What you are doing, is working together in the best interests of your people.
I was excited to learn that a couple of months ago you celebrated the coming together of Pacific Health and Social Services with Taeao Fou and Lumanai Samoa.
Through initiatives such as this; the impact of the Waka e Tasi Collective is demonstrating the spirit of the Pacific is thriving amongst the peoples of Porirua. Waka e Tasi as a collective has enabled you to establish relationships with Maraeroa Health Services, Māori Women’s Refuge, while at the same time developing partnerships with Whitireia School of Nursing; the University of Otago School of Medicine and other Pacific providers in the Wellington region.
A particularly innovative approach has been taken in supporting the Tokelau Patient Referral Scheme to provide patients referred from Tokelau with whānau support here in Aotearoa.
In your everyday work, you are setting a benchmark for culturally appropriate health and social services that are for Pacific by Pacific.
In your practice and your approach you are living proof of the Tongan expression:
Täkanga ’etau fohe
Working together in harmony will ensure
success for our community
But what today is about is to remind us all that the ultimate expression of self-determination is not about providers, it is not about services; it is about families doing it for yourself.
You have a proven track record on being there for the people, as wave upon wave of new generations have continued to settle here in Porirua.

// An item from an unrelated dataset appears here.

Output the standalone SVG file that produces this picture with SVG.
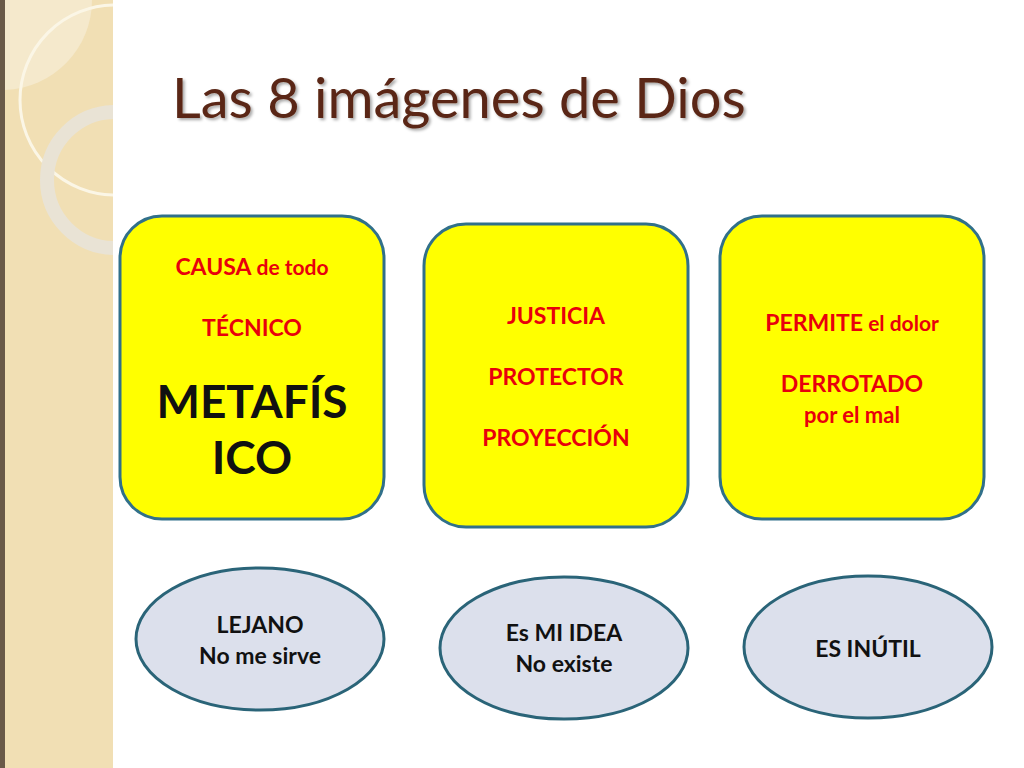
<svg xmlns="http://www.w3.org/2000/svg" width="1024" height="768" viewBox="0 0 1024 768">
<defs>
<style>
.box{fill:#ffff00;stroke:#31708a;stroke-width:3}
.ell{fill:#dce0ec;stroke:#2a6478;stroke-width:3}
.r{fill:#e8000c;font-family:Lato,"Open Sans",sans-serif;font-weight:bold;font-size:23px;text-anchor:middle}
.k{fill:#111;font-family:Lato,"Open Sans",sans-serif;font-weight:bold;font-size:23px;text-anchor:middle}
</style>
<filter id="sh"><feDropShadow dx="2" dy="2" stdDeviation="1.5" flood-color="#000" flood-opacity="0.35"/></filter>
<clipPath id="cs"><rect x="0" y="0" width="113" height="768"/></clipPath>
</defs>
<rect width="1024" height="768" fill="#fff"/>
<g id="strip" clip-path="url(#cs)">
<rect x="0" y="0" width="113" height="768" fill="#f1dfb4"/>
<rect x="0" y="0" width="5" height="768" fill="#6a5a48"/>
<path d="M5 0 H92 A90 90 0 0 1 5 90 Z" fill="#f5e9cc"/>
<circle cx="115" cy="100" r="95" fill="none" stroke="#fbf6e6" stroke-width="3"/>
<circle cx="115" cy="180" r="68" fill="none" stroke="#e9e3d5" stroke-width="14"/>
</g>
<text x="172" y="118" font-family="Lato,'Open Sans',sans-serif" font-size="56" fill="#5a2816" filter="url(#sh)">Las 8 imágenes de Dios</text>
<g id="box1"><rect class="box" x="120" y="216" width="264" height="303" rx="42"/>
<text class="r" x="252" y="275"><tspan>CAUSA</tspan><tspan style="font-size:21px"> de todo</tspan></text>
<text class="r" x="252" y="336">TÉCNICO</text>
<text class="k" x="252" y="418" style="font-size:46px">METAFÍS</text>
<text class="k" x="252" y="474" style="font-size:46px">ICO</text></g>
<g id="box2"><rect class="box" x="424" y="224" width="264" height="303" rx="42"/>
<text class="r" x="556" y="324">JUSTICIA</text>
<text class="r" x="556" y="385">PROTECTOR</text>
<text class="r" x="556" y="446">PROYECCIÓN</text></g>
<g id="box3"><rect class="box" x="720" y="216" width="264" height="303" rx="42"/>
<text class="r" x="852" y="331"><tspan>PERMITE</tspan><tspan style="font-size:21px"> el dolor</tspan></text>
<text class="r" x="852" y="392">DERROTADO</text>
<text class="r" x="852" y="423" style="font-size:22px">por el mal</text></g>
<g id="e1"><ellipse class="ell" cx="260" cy="639" rx="124" ry="71"/>
<text class="k" x="260" y="633">LEJANO</text>
<text class="k" x="260" y="664">No me sirve</text></g>
<g id="e2"><ellipse class="ell" cx="564" cy="648" rx="124" ry="71"/>
<text class="k" x="564" y="641">Es MI IDEA</text>
<text class="k" x="564" y="672">No existe</text></g>
<g id="e3"><ellipse class="ell" cx="868" cy="647" rx="124" ry="71"/>
<text class="k" x="868" y="657">ES INÚTIL</text></g>
<g id="connectors"/>
</svg>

I really love the vision that you have laid out in Mata’ili – inspired by the story from the island paradise of Tuvalu; a story which refers to the fishermen who search the sea beyond the reef for the signs that promise a rich harvest for the people that they might grow strong and prosper.
Today, like those fishermen, you at the Pacific Health and Social Services are being bold and brave enough to stand up and search beyond the reef for new horizons. Those horizons are extending the opportunities for all our families to be the very best that they can be.
The image of the fisher, constantly searching the seas, inspires us all to be steadfast, to have optimism and faith, and to put the hard work in to reap the rewards all our families deserve.
I am delighted to officially recognise the Porirua Whānau Centre Trust and to wish all who travel in her waka, every opportunity to grow and prosper.